Simulating Novice Students Using Machine Unlearning and Relearning in Large Language Models

Student simulation can support learning-by-teaching pedagogy where human students (as tutors) teach AI-simulated novice students (as tutees). Recent research often relies on prompt engineering with large language models (LLMs) to simulate novice student behaviour, but it is difficult to keep the AI-simulated student at a stable novice knowledge level. A key reason is that many LLMs are trained to be broadly capable, so even when prompted to "act like a novice," the LLMs can still produce expert-level explanations during the learning-by-teaching interaction process. As a result, the AI-simulated student may drift beyond the intended knowledge level, reducing the credibility of the simulation for studying learning-by-teaching processes. Thus, we propose a knowledge-level simulation approach based on machine unlearning. We investigate this approach using a dataset of multiple-choice questions on Python programming concepts. We apply machine unlearning to transform a knowledgeable LLM into a novice-level AI student (i.e., teachable agent), then evaluate whether the teachable agent can relearn targeted knowledge components through learning-by-teaching dialogue interactions. Finally, we analyse the dialogue logs to characterise how the agent's behaviour changes over time, including its question asking, error patterns, and responsiveness to instruction. The results show that (1) unlearning produces simulated student agents with more novice-like responses than prompt-only baselines, (2) the agents recover a measurable portion of the unlearned knowledge under structured exposure, and (3) dialogue analyses reveal identifiable trajectories of conceptual change and teaching moves that predict learning recovery.

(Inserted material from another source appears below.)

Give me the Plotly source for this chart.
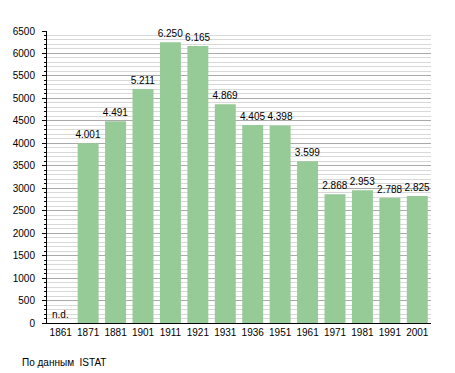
import plotly.graph_objects as go

years = ["1861", "1871", "1881", "1901", "1911", "1921", "1931", "1936", "1951", "1961", "1971", "1981", "1991", "2001"]
population = [None, 4001, 4491, 5211, 6250, 6165, 4869, 4405, 4398, 3599, 2868, 2953, 2788, 2825]
y_ticks = [0, 500, 1000, 1500, 2000, 2500, 3000, 3500, 4000, 4500, 5000, 5500, 6000, 6500]
source_note = "По данным  ISTAT"
missing_label = "n.d."

labels = ["" if v is None else f"{v:,}".replace(",", ".") for v in population]

fig = go.Figure(go.Bar(
    x=years, y=population,
    marker=dict(color="rgb(150,202,150)", line=dict(width=0)),
    text=labels, textposition="outside", cliponaxis=False,
    constraintext="none",
    textfont=dict(size=10, color="black"),
    hoverinfo="skip",
))

fig.add_annotation(x=0, y=0, xref="x", yref="y", text=missing_label,
                   showarrow=False, yanchor="bottom", xanchor="center", yshift=1,
                   font=dict(size=10, color="black"))
fig.add_annotation(x=(20 - 47) / 384, y=-(362 - 323) / 292, xref="paper", yref="paper",
                   text=source_note, showarrow=False, xanchor="left", yanchor="middle",
                   font=dict(size=10, color="black"))

fig.update_layout(
    width=455, height=373,
    margin=dict(l=47, r=24, t=31, b=50),
    paper_bgcolor="white", plot_bgcolor="white",
    font=dict(family="Liberation Sans, Arial, sans-serif", size=10, color="black"),
    bargap=0.236,
    showlegend=False,
    xaxis=dict(type="category", categoryorder="array", categoryarray=years,
               range=[-0.5, len(years) - 0.5], showgrid=False, ticks="",
               showline=True, linecolor="black", linewidth=1,
               tickfont=dict(size=10), zeroline=False),
    yaxis=dict(range=[0, 6500], tickvals=y_ticks, showgrid=True,
               gridcolor="#aaaaaa", gridwidth=1, ticks="outside", ticklen=4,
               tickcolor="black", showline=True, linecolor="black", linewidth=1,
               zeroline=False, tickfont=dict(size=10), ticklabelstandoff=5,
               minor=dict(dtick=100, showgrid=True, gridcolor="#d8d8d8",
                          ticks="outside", ticklen=2, tickcolor="black")),
)

fig.write_html("out.html", config={"displayModeBar": False},
               post_script="document.body.style.margin='0';")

翻译：学生模拟可支持“教学相长”的教学法，即人类学生（作为导师）教授AI模拟的新手学生（作为受教者）。近期研究常依赖基于大语言模型的提示工程来模拟新手学生的行为，但难以使AI模拟学生稳定保持在基础知识水平。关键原因在于，许多大语言模型经过训练具有广泛能力，即便被提示“假装成新手”，在互动教学过程中仍可能产生专家级解释。这导致AI模拟学生可能偏离预期知识水平，降低其在研究教学相长过程中的可信度。为此，本文提出一种基于机器遗忘的知识水平模拟方法。我们采用Python编程概念的多项选择题数据集开展研究。通过机器遗忘将知识渊博的大语言模型转化为初级水平的AI学生（即可教学代理），进而评估该可教学代理能否通过教学对话互动重新学习目标知识组件。最后分析对话日志，刻画代理行为随时间的变化特征，包括提问方式、错误模式及对教学指令的响应能力。实验结果表明：（1）相较于仅使用提示的基线方法，遗忘技术能生成更符合新手特点的模拟学生代理；（2）在结构化教学引导下，代理可恢复被遗忘知识的可测量部分；（3）对话分析揭示了概念变化的可识别轨迹及预测学习恢复的教学行为。